In relation to the POUM, Serge was once again exercising his “double duty”, pledging solidarity and support to it, and defending it against attacks from the right, while at the same time criticising it when he disagreed. However, to Trotsky this was yet another sign of Serge’s centrism. He accused Serge of wanting to “manufacture a sort of synthesis of anarchism, POUMism, and Marxism”. This was far from the case. However, Serge did aim to ensure the greatest level of unity in action between revolutionaries and always fought against divisions within the movement. He saw the increasing sectarianism of the Trotskyists as a block to building a genuinely democratic and united revolutionary party. Serge argued for a broad party uniting all the anti-Stalinist left, which was democratic and open with a collective, elected leadership. So long as the Fourth International continued to see itself as the new “World Party of Bolshevism”, and all other revolutionaries as renegades and reactionaries, it would be doomed to the sectarian wilderness.

THE LEGACY OF TROTSKYISM

Despite any criticisms of Trotsky expressed here, he was still far and away one of the most outstanding contributors to Marxist theory and practice. Even during the 1930s when, in my opinion, he was making serious mistakes with regard to revolutionary organisation, he was also developing a theory of what fascism was, and how to combat it – arguably his most valuable contribution to Marxist theory.
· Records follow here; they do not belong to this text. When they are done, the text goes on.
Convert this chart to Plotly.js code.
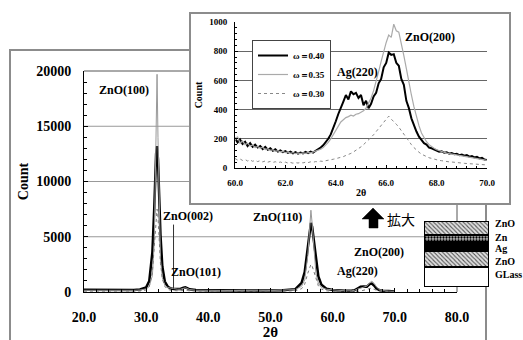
<!DOCTYPE html>
<html><head><meta charset="utf-8">
<script src="https://cdn.plot.ly/plotly-3.0.1.min.js"></script>
<style>html,body{margin:0;padding:0;background:#fff}#chart{width:523px;height:340px}</style>
</head><body><div id="chart"></div>
<script>
// ---------- main XRD pattern (2θ vs Count) ----------
const mainX = [20,22,24,26,28,29,30,30.5,31,31.3,31.5,31.6,31.75,31.9,32.1,32.3,32.6,33,33.5,34,34.4,35,35.5,36,36.3,36.6,37,38,40,42,44,46,48,50,52,54,55,55.5,56,56.3,56.5,56.7,57,57.3,57.7,58.2,59,60,61,62,63,63.5,64,64.5,65,65.5,66,66.3,66.7,67,67.5,68,69,70];
const main040 = [200,185,175,165,185,230,420,1000,3600,7600,11000,12500,13200,12000,8600,5200,2300,950,460,310,280,250,270,380,420,350,240,175,150,140,135,130,130,140,160,260,820,1800,4300,5800,6250,5900,4500,2800,1400,650,300,190,140,115,112,155,320,480,500,480,730,760,560,340,170,120,92,55];
const main035 = [150,140,130,130,150,180,280,500,1500,4500,10000,15000,19700,14000,6500,3000,1300,600,400,330,320,260,250,330,380,320,220,160,140,130,125,120,120,130,150,220,520,1100,3300,6100,7400,6200,3500,1700,800,400,250,190,135,105,104,140,260,350,380,530,860,975,770,500,205,125,82,52];
const main030 = [80,70,60,60,70,90,180,500,1800,4000,6000,7000,7500,6800,4500,2600,1200,500,220,150,130,110,110,150,170,140,100,70,60,58,55,55,55,58,65,100,300,700,1700,2300,2500,2350,1800,1100,550,250,110,65,50,40,42,45,64,92,145,228,330,320,230,160,85,57,34,21];

// ---------- inset: 60–70° enlarged ----------
const insetX = [
 60,60.1,60.2,60.3,60.4,60.5,60.6,60.7,60.8,60.9,
 61,61.1,61.2,61.3,61.4,61.5,61.6,61.7,61.8,61.9,
 62,62.1,62.2,62.3,62.4,62.5,62.6,62.7,62.8,62.9,
 63,63.1,63.2,63.3,63.4,63.5,63.6,63.7,63.8,63.9,
 64,64.1,64.2,64.3,64.4,64.5,64.6,64.7,64.8,64.9,
 65,65.1,65.2,65.3,65.4,65.5,65.6,65.7,65.8,65.9,
 66,66.1,66.2,66.3,66.4,66.5,66.6,66.7,66.8,66.9,
 67,67.1,67.2,67.3,67.4,67.5,67.6,67.7,67.8,67.9,
 68,68.1,68.2,68.3,68.4,68.5,68.6,68.7,68.8,68.9,
 69,69.1,69.2,69.3,69.4,69.5,69.6,69.7,69.8,69.9,
 70];
const inset040 = [
 205,175,195,165,180,150,170,145,160,140,
 150,130,145,125,135,118,128,112,120,108,
 115,104,112,100,108,98,106,100,110,102,
 112,105,118,128,140,155,175,200,230,270,
 320,370,420,455,500,470,525,505,515,480,
 500,430,460,410,440,490,515,580,610,690,
 720,790,775,780,720,700,610,570,460,410,
 340,290,250,215,190,170,160,140,135,125,
 120,112,115,105,108,98,102,95,98,88,
 92,84,88,78,82,72,76,66,70,58,
 55];
const inset035 = [
 190,215,170,185,160,170,150,158,140,148,
 135,142,126,133,120,126,114,119,110,114,
 105,110,101,106,98,104,99,104,100,106,
 104,110,112,120,128,140,155,175,200,230,
 260,290,315,330,345,352,362,356,368,372,
 380,392,410,440,480,530,590,660,730,800,
 860,910,895,985,940,930,860,770,680,580,
 500,420,350,290,240,205,180,160,145,135,
 125,118,112,106,102,98,95,92,88,85,
 82,80,76,74,70,68,64,62,58,55,
 52];
const inset030 = [
 65,55,62,52,58,48,55,46,52,44,
 50,42,48,40,45,38,43,36,41,35,
 40,34,38,33,37,34,38,35,40,37,
 42,39,44,42,47,45,50,52,56,60,
 64,68,74,78,86,92,100,110,120,132,
 145,160,175,192,210,228,248,268,290,310,
 330,355,335,320,300,280,255,230,205,180,
 160,140,122,108,95,85,78,70,66,60,
 57,52,50,46,45,42,41,38,37,35,
 34,32,31,29,28,27,25,24,23,22,
 21];
const seriesNames = ['ω＝0.40', 'ω＝0.35', 'ω＝0.30'];

// ---------- labels ----------
const mainPeakLabels = ['ZnO(100)', 'ZnO(002)', 'ZnO(101)', 'ZnO(110)', 'Ag(220)', 'ZnO(200)'];
const insetPeakLabels = ['ZnO(200)', 'Ag(220)'];
const zoomLabel = '拡大';
// layer stack (bottom → top), schematic thicknesses
const layerNames = ['GLass', 'ZnO', 'Ag', 'Zn', 'ZnO'];
const layerThick = [20, 16, 9, 7, 14];

// ---------- helpers (pixel → paper) ----------
const W = 523, H = 340;
const px = x => x / W;
const py = y => 1 - y / H;
const SERIF = '"Liberation Serif", "Times New Roman", serif';
const bold = (size, color) => ({family: SERIF, size: size, color: color || '#000', weight: 'bold'});

const traces = [];
// main traces
traces.push({x: mainX, y: main040, xaxis: 'x', yaxis: 'y', mode: 'lines', name: seriesNames[0],
  line: {color: '#000', width: 2.5}, showlegend: false});
traces.push({x: mainX, y: main035, xaxis: 'x', yaxis: 'y', mode: 'lines', name: seriesNames[1],
  line: {color: '#999', width: 1}, showlegend: false});
traces.push({x: mainX, y: main030, xaxis: 'x', yaxis: 'y', mode: 'lines', name: seriesNames[2],
  line: {color: '#777', width: 1, dash: 'dot'}, showlegend: false});
// inset traces
traces.push({x: insetX, y: inset040, xaxis: 'x2', yaxis: 'y2', mode: 'lines', name: seriesNames[0],
  line: {color: '#000', width: 2}});
traces.push({x: insetX, y: inset035, xaxis: 'x2', yaxis: 'y2', mode: 'lines', name: seriesNames[1],
  line: {color: '#aaa', width: 1.2}});
traces.push({x: insetX, y: inset030, xaxis: 'x2', yaxis: 'y2', mode: 'lines', name: seriesNames[2],
  line: {color: '#888', width: 1, dash: 'dot'}});
// layer stack diagram
const layerStyle = {
  'GLass': {color: '#fff'},
  'ZnO': {color: '#d0d0d0', pattern: {shape: '\\', fgcolor: '#555', bgcolor: '#e0e0e0', size: 3, solidity: 0.35}},
  'Ag': {color: '#000'},
  'Zn': {color: '#999', pattern: {shape: '.', fgcolor: '#000', bgcolor: '#bbb', size: 3, solidity: 0.45}}
};
layerNames.forEach((nm, i) => {
  const st = layerStyle[nm];
  const marker = {color: st.color, line: {color: '#000', width: 1.2}};
  if (st.pattern) marker.pattern = st.pattern;
  traces.push({type: 'bar', x: [0], y: [layerThick[i]], width: 1, xaxis: 'x3', yaxis: 'y3',
    name: nm, marker: marker, showlegend: false, hoverinfo: 'skip'});
});
const stackTotal = layerThick.reduce((a, b) => a + b, 0);

const grey = '#8c8c8c';
const shapes = [
  // main gridlines (cut by inset)
  {type: 'line', xref: 'paper', yref: 'y', x0: px(84), x1: px(457), y0: 5000, y1: 5000, line: {color: '#999', width: 1}, layer: 'below'},
  {type: 'line', xref: 'paper', yref: 'y', x0: px(84), x1: px(190), y0: 10000, y1: 10000, line: {color: '#999', width: 1}, layer: 'below'},
  {type: 'line', xref: 'paper', yref: 'y', x0: px(84), x1: px(190), y0: 15000, y1: 15000, line: {color: '#999', width: 1}, layer: 'below'},
  // main plot frame (top, right)
  {type: 'line', xref: 'paper', yref: 'paper', x0: px(84), x1: px(190), y0: py(71), y1: py(71), line: {color: '#555', width: 1}, layer: 'below'},
  {type: 'line', xref: 'paper', yref: 'paper', x0: px(457), x1: px(457), y0: py(204), y1: py(292), line: {color: '#555', width: 1}, layer: 'below'},
  // outer chart frame
  {type: 'path', xref: 'paper', yref: 'paper', path: `M ${px(10)} ${py(345)} L ${px(10)} ${py(50)} L ${px(190)} ${py(50)}`, line: {color: grey, width: 2}, layer: 'below'},
  {type: 'line', xref: 'paper', yref: 'paper', x0: px(486), x1: px(486), y0: py(204), y1: py(345), line: {color: grey, width: 2}, layer: 'below'},
  // inset box
  {type: 'rect', xref: 'paper', yref: 'paper', x0: px(190), x1: px(510), y0: py(204), y1: py(13), fillcolor: '#fff', line: {color: grey, width: 2}, layer: 'below'},
  // ZnO(002) marker line
  {type: 'line', xref: 'x', yref: 'y', x0: 34.4, x1: 34.4, y0: 300, y1: 6100, line: {color: '#333', width: 1}},
  // block arrow
  {type: 'path', xref: 'paper', yref: 'paper', fillcolor: '#000', line: {color: '#000', width: 0.5},
   path: `M ${px(373)} ${py(208)} L ${px(384)} ${py(219)} L ${px(378)} ${py(219)} L ${px(378)} ${py(228)} L ${px(369)} ${py(228)} L ${px(369)} ${py(219)} L ${px(362)} ${py(219)} Z`}
];

const ann = (text, x, y, font, extra) => Object.assign({text: text, xref: 'paper', yref: 'paper', x: px(x), y: py(y), showarrow: false, font: font, xanchor: 'center', yanchor: 'middle'}, extra || {});
const mainLabelPos = [[124, 90], [188, 216], [196, 272], [277, 217], [357, 271], [379, 252]];
const insetLabelPos = [[430, 37], [357, 72]];
const layerLabelY = [274, 261, 249, 237, 223];
const annotations = [];
mainPeakLabels.forEach((t, i) => annotations.push(ann(t, mainLabelPos[i][0], mainLabelPos[i][1], bold(12))));
insetPeakLabels.forEach((t, i) => annotations.push(ann(t, insetLabelPos[i][0], insetLabelPos[i][1], bold(12))));
layerNames.forEach((t, i) => annotations.push(ann(t, 493, layerLabelY[i], bold(10), {xanchor: 'left'})));
annotations.push(ann(zoomLabel, 401, 219, {family: '"Noto Sans CJK JP", sans-serif', size: 14, color: '#000'}));

const axCommon = {showline: true, linecolor: '#000', linewidth: 1, ticks: 'inside', tickcolor: '#000', zeroline: false, showgrid: false};

const layout = {
  width: W, height: H, margin: {l: 0, r: 0, t: 0, b: 0},
  paper_bgcolor: '#fff', plot_bgcolor: 'rgba(0,0,0,0)',
  barmode: 'stack', hovermode: false,
  xaxis: Object.assign({}, axCommon, {domain: [px(84), px(457)], range: [20, 80], tick0: 20, dtick: 10, tickformat: '.1f', ticklen: 4,
    minor: {dtick: 2, ticks: 'inside', ticklen: 3, tickcolor: '#000'}, tickfont: bold(14), ticklabelstandoff: 12,
    title: {text: '2θ', font: bold(15), standoff: 0}, anchor: 'y'}),
  yaxis: Object.assign({}, axCommon, {domain: [py(292), py(71)], range: [0, 20000], dtick: 5000, tickformat: 'd', ticklen: 4,
    minor: {dtick: 1000, ticks: 'inside', ticklen: 3, tickcolor: '#000'}, tickfont: bold(14), ticklabelstandoff: 9,
    title: {text: 'Count', font: bold(14), standoff: 4}, anchor: 'x'}),
  xaxis2: Object.assign({}, axCommon, {domain: [px(235), px(487)], range: [60, 70], tick0: 60, dtick: 2, tickformat: '.1f', ticklen: 3,
    minor: {dtick: 0.4, ticks: 'inside', ticklen: 2, tickcolor: '#000'}, tickfont: bold(9), ticklabelstandoff: 6,
    title: {text: '2θ', font: bold(10), standoff: 2}, anchor: 'y2'}),
  yaxis2: Object.assign({}, axCommon, {domain: [py(168), py(22)], range: [0, 1000], dtick: 200, tickformat: 'd', ticklen: 3,
    showgrid: true, gridcolor: '#666', gridwidth: 1,
    minor: {dtick: 40, ticks: 'inside', ticklen: 2, tickcolor: '#000'}, tickfont: bold(9), ticklabelstandoff: 5,
    title: {text: 'Count', font: bold(10), standoff: 4}, anchor: 'x2'}),
  xaxis3: {domain: [px(424), px(489)], range: [-0.5, 0.5], visible: false, anchor: 'y3', fixedrange: true},
  yaxis3: {domain: [py(287), py(221)], range: [0, stackTotal], visible: false, anchor: 'x3', fixedrange: true},
  showlegend: true,
  legend: {x: px(252), y: py(40), xanchor: 'left', yanchor: 'top', bgcolor: '#fff', bordercolor: '#444', borderwidth: 1,
    font: bold(9), tracegroupgap: 0, itemwidth: 30, traceorder: 'normal'},
  shapes: shapes,
  annotations: annotations
};

Plotly.newPlot('chart', traces, layout, {displayModeBar: false, staticPlot: true});
</script>
</body></html>
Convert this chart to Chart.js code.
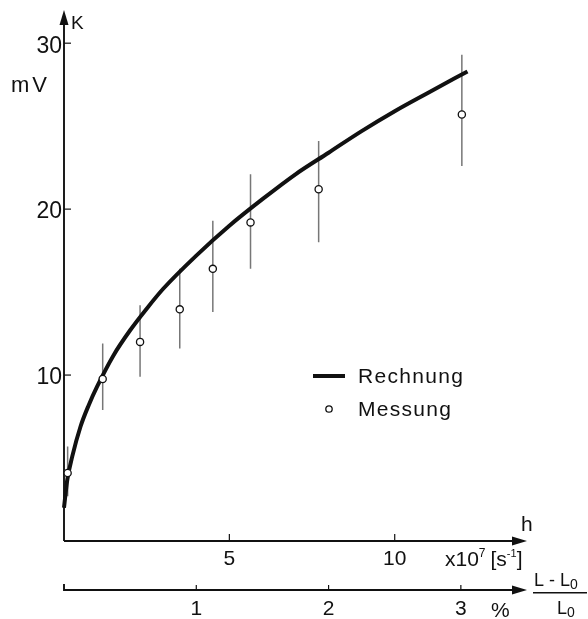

However, one of the problems with such towering figures is that their ideas cease to be just that – ideas – and become dogma. Trotsky was president of the St Petersburg Soviet, planned the October insurrection, founded the Red Army and led it to victory against the Whites, he opposed the Stalinist counter-revolution, theorised fascism and left us an invaluable guide on how to fight it – but one thing he never achieved was the building of a revolutionary party. Previous to joining the Bolshevik party in 1917, he was largely isolated with a few followers; he was capable of intervening in the movement to some degree, particularly through his writing, but limited by the lack of a proper organisation. By 1917, at the height of the revolutionary movement, his organisation, Mezhrayonka, had around 4,000 members. When it was founded, the Fourth International boasted only 7,000 members worldwide.

The sectarianism which became common in the Trotskyist movement in the 1930s has been a recurring theme throughout our history. Trotskyism to many has become synonymous with splits, isolation and hostile factions. Trotskyists have not only continued to be hostile to other strains of revolutionary thought, but are arguably even worse-behaved towards each other.

Serge developed an antidote to this. That is not to say he provided all the solutions to the problems, but his ideas can give us an insight into what has gone wrong, and provide us with some clues about how to put it right.

The Trotskyist left in Britain is currently in a state of crisis. It is failing to relate to the wider movement in any effective or meaningful way. The splits, the inability for different factions to work together, the isolation and the dogmatism have all driven us to breaking point. There is a real thirst among those of us who consider ourselves Trotskyists, among other revolutionaries and within the left as a whole for unity and new perspectives and methods of organising which will take us beyond the mistakes of the past. We need to seize on this mood and build a real revolutionary movement.